(STATED TASK): Set down each line from the one containing "Reproduce this chart with Apache ECharts." to the one containing "const mueller = [15.58, 18.27, 21.15, 23.42, 25.59];", inclusive, exactly as written and with nothing further.

-- Begin GIVEN ENTRIES --

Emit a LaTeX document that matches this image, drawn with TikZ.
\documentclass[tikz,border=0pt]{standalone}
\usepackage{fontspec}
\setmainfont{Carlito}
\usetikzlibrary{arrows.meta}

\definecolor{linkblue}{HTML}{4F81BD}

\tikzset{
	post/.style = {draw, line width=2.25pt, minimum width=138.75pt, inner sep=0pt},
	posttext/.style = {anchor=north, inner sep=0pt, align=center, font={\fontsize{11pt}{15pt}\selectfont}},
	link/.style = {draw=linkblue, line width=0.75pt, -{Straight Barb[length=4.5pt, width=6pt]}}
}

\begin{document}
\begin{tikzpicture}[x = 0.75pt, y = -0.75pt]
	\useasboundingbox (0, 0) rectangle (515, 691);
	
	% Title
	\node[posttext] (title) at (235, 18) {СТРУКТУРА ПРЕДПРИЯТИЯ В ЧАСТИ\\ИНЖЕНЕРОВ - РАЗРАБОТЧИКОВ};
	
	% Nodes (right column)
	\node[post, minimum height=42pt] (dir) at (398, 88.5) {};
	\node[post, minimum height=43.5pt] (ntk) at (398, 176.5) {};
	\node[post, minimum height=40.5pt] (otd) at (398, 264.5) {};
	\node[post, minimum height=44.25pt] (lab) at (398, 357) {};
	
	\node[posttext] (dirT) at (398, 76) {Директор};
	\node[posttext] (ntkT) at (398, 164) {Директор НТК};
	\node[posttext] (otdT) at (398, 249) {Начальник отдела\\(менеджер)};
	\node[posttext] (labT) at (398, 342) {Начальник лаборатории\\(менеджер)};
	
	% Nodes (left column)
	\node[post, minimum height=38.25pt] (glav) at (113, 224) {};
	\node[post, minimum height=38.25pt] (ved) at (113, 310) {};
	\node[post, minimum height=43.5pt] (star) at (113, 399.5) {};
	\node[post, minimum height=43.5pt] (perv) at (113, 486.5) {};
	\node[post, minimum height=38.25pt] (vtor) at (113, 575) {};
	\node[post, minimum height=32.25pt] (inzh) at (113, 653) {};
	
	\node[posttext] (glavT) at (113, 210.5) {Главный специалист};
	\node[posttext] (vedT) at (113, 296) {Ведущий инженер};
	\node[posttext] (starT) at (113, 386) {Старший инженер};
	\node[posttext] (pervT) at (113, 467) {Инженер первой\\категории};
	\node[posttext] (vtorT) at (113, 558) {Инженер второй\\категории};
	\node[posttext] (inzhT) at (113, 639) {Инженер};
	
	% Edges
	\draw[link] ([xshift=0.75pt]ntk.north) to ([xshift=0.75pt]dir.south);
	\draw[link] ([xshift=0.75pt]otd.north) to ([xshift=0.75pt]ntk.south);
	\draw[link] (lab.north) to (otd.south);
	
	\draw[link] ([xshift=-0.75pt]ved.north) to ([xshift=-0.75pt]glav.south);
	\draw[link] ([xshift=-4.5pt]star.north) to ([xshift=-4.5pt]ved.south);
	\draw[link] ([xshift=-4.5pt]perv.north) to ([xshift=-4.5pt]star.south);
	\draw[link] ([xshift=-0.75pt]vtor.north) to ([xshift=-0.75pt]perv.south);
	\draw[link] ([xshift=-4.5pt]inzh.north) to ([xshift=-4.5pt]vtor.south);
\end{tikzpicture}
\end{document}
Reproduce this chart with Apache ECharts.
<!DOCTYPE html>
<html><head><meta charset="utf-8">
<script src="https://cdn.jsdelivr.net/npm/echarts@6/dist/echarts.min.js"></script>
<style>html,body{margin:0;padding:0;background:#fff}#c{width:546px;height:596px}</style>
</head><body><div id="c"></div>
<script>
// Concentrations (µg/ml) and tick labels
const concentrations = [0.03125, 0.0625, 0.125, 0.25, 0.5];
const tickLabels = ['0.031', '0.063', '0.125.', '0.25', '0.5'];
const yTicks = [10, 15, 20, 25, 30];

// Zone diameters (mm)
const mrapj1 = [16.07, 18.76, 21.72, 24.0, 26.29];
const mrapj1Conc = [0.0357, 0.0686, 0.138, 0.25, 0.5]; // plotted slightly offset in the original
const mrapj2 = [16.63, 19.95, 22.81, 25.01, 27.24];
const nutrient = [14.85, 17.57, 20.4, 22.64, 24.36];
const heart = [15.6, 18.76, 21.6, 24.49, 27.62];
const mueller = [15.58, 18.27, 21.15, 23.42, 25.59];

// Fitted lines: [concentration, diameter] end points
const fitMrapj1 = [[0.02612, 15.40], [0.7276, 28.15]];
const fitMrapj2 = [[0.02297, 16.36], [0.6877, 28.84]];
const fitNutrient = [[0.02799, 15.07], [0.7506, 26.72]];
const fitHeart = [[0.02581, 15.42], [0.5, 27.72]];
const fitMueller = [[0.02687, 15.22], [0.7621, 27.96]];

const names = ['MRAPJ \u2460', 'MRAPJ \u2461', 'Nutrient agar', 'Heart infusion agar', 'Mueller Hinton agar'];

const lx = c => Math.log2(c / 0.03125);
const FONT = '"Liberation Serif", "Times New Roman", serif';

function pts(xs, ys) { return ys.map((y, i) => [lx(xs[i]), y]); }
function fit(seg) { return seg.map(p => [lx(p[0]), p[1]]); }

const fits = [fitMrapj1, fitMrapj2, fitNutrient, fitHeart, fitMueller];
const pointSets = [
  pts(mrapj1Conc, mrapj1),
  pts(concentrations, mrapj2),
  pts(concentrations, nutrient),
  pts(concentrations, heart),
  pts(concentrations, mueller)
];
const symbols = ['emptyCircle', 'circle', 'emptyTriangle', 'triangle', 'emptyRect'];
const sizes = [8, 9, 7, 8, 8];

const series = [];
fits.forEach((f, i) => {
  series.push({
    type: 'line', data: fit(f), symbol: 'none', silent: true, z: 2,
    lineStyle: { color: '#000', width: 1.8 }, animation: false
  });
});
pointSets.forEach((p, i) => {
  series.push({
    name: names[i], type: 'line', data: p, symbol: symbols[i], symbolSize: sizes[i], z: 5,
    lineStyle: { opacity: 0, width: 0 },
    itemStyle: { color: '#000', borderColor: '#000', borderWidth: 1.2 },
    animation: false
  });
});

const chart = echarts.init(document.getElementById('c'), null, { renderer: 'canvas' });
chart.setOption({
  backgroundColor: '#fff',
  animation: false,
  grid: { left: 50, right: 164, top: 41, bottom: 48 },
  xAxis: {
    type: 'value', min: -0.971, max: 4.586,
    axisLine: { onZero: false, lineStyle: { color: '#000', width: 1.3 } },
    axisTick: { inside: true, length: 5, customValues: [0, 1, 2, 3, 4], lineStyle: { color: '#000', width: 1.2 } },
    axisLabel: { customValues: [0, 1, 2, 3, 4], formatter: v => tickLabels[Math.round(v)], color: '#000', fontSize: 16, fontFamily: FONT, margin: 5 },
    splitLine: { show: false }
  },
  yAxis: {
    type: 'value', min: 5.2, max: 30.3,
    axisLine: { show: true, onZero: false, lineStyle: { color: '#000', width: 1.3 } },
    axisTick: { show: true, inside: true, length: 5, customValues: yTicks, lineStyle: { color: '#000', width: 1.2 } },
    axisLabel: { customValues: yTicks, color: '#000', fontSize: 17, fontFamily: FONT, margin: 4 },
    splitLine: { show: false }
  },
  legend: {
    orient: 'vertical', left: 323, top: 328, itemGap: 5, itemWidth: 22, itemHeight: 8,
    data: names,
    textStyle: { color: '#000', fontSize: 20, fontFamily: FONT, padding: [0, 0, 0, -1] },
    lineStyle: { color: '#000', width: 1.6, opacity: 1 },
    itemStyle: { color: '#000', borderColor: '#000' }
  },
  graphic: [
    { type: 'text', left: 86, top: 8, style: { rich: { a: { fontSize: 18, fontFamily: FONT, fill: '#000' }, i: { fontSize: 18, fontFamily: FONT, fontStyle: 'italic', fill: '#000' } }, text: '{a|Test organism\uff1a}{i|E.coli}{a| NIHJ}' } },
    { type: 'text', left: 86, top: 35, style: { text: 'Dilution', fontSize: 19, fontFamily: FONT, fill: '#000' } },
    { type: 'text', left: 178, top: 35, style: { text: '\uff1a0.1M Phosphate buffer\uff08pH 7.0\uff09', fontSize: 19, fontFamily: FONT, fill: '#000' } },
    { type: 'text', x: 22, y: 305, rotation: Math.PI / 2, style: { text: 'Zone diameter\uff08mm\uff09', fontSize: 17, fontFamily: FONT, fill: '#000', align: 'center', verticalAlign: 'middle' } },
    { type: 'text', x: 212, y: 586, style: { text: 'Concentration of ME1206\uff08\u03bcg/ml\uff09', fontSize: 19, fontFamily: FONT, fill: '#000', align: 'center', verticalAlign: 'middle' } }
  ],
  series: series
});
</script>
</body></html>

-- End GIVEN ENTRIES --
-- Begin GIVEN ENTRIES --

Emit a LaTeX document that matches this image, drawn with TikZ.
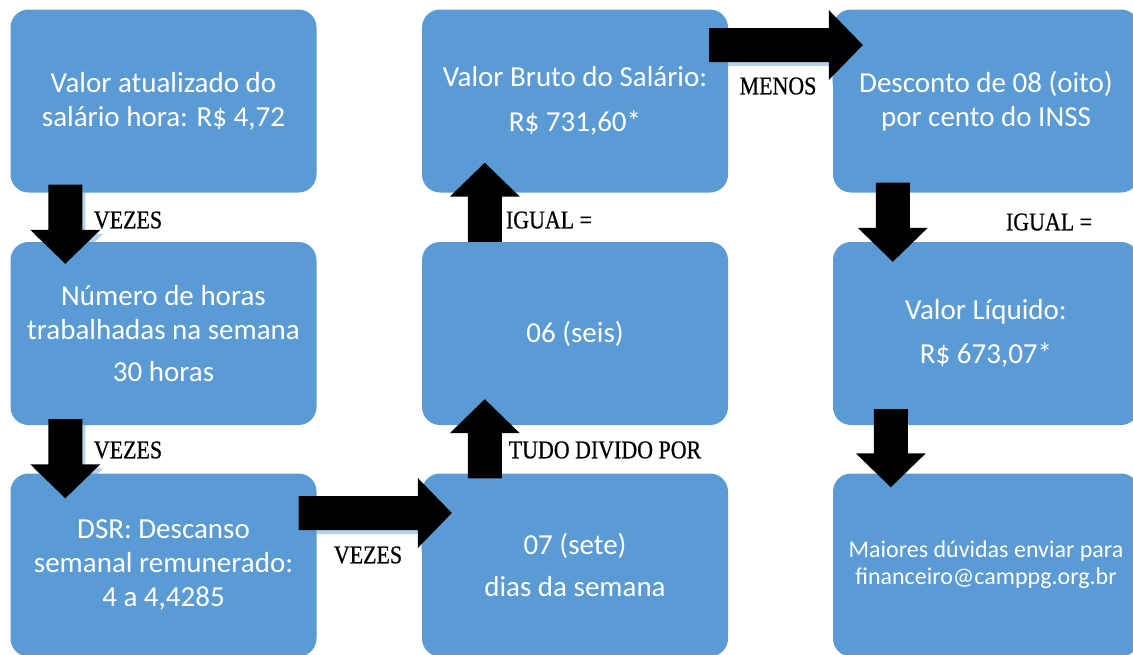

-- End GIVEN ENTRIES --

(TASK RESULT):
Reproduce this chart with Apache ECharts.
<!DOCTYPE html>
<html><head><meta charset="utf-8">
<script src="https://cdn.jsdelivr.net/npm/echarts@6/dist/echarts.min.js"></script>
<style>html,body{margin:0;padding:0;background:#fff}#c{width:546px;height:596px}</style>
</head><body><div id="c"></div>
<script>
// Concentrations (µg/ml) and tick labels
const concentrations = [0.03125, 0.0625, 0.125, 0.25, 0.5];
const tickLabels = ['0.031', '0.063', '0.125.', '0.25', '0.5'];
const yTicks = [10, 15, 20, 25, 30];

// Zone diameters (mm)
const mrapj1 = [16.07, 18.76, 21.72, 24.0, 26.29];
const mrapj1Conc = [0.0357, 0.0686, 0.138, 0.25, 0.5]; // plotted slightly offset in the original
const mrapj2 = [16.63, 19.95, 22.81, 25.01, 27.24];
const nutrient = [14.85, 17.57, 20.4, 22.64, 24.36];
const heart = [15.6, 18.76, 21.6, 24.49, 27.62];
const mueller = [15.58, 18.27, 21.15, 23.42, 25.59];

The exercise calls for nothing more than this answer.